# [GOAL]
Once the pictures are set aside, transcribe the remaining data exactly.

━━━ COLLECTED DATA ━━━

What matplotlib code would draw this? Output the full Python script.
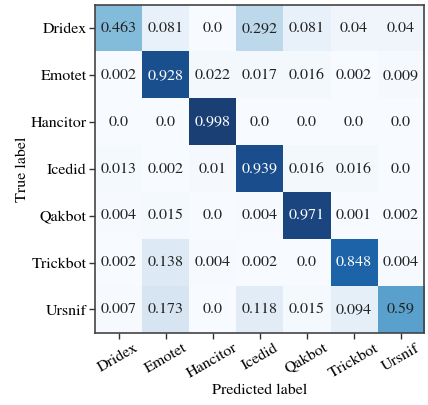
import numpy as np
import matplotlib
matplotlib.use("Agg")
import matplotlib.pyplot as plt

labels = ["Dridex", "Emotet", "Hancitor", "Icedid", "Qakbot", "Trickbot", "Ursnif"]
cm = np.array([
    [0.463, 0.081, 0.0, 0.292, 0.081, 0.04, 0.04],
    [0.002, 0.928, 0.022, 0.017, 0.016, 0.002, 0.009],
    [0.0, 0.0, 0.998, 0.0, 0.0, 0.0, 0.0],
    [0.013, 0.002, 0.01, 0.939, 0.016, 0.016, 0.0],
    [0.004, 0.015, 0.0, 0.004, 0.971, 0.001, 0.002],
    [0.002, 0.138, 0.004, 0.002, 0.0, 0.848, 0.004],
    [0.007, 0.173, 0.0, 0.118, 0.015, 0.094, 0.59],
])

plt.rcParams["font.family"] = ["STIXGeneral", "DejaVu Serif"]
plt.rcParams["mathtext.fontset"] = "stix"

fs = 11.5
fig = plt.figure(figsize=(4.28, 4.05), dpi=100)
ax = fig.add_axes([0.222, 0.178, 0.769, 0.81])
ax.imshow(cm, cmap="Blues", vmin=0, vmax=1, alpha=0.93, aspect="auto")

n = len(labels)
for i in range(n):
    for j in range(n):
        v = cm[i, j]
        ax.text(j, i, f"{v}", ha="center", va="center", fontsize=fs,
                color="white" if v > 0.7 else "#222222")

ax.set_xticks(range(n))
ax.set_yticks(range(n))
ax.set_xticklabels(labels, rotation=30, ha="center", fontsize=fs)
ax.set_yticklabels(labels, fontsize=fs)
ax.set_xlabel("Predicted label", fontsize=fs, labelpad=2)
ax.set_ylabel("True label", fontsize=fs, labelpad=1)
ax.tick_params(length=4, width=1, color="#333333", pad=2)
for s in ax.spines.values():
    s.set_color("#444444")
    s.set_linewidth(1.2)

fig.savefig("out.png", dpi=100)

━━━

# [RESPONSE]
What matplotlib code would draw this? Output the full Python script.
import numpy as np
import matplotlib
matplotlib.use("Agg")
import matplotlib.pyplot as plt

labels = ["Dridex", "Emotet", "Hancitor", "Icedid", "Qakbot", "Trickbot", "Ursnif"]
cm = np.array([
    [0.463, 0.081, 0.0, 0.292, 0.081, 0.04, 0.04],
    [0.002, 0.928, 0.022, 0.017, 0.016, 0.002, 0.009],
    [0.0, 0.0, 0.998, 0.0, 0.0, 0.0, 0.0],
    [0.013, 0.002, 0.01, 0.939, 0.016, 0.016, 0.0],
    [0.004, 0.015, 0.0, 0.004, 0.971, 0.001, 0.002],
    [0.002, 0.138, 0.004, 0.002, 0.0, 0.848, 0.004],
    [0.007, 0.173, 0.0, 0.118, 0.015, 0.094, 0.59],
])

plt.rcParams["font.family"] = ["STIXGeneral", "DejaVu Serif"]
plt.rcParams["mathtext.fontset"] = "stix"

fs = 11.5
fig = plt.figure(figsize=(4.28, 4.05), dpi=100)
ax = fig.add_axes([0.222, 0.178, 0.769, 0.81])
ax.imshow(cm, cmap="Blues", vmin=0, vmax=1, alpha=0.93, aspect="auto")

n = len(labels)
for i in range(n):
    for j in range(n):
        v = cm[i, j]
        ax.text(j, i, f"{v}", ha="center", va="center", fontsize=fs,
                color="white" if v > 0.7 else "#222222")

ax.set_xticks(range(n))
ax.set_yticks(range(n))
ax.set_xticklabels(labels, rotation=30, ha="center", fontsize=fs)
ax.set_yticklabels(labels, fontsize=fs)
ax.set_xlabel("Predicted label", fontsize=fs, labelpad=2)
ax.set_ylabel("True label", fontsize=fs, labelpad=1)
ax.tick_params(length=4, width=1, color="#333333", pad=2)
for s in ax.spines.values():
    s.set_color("#444444")
    s.set_linewidth(1.2)

fig.savefig("out.png", dpi=100)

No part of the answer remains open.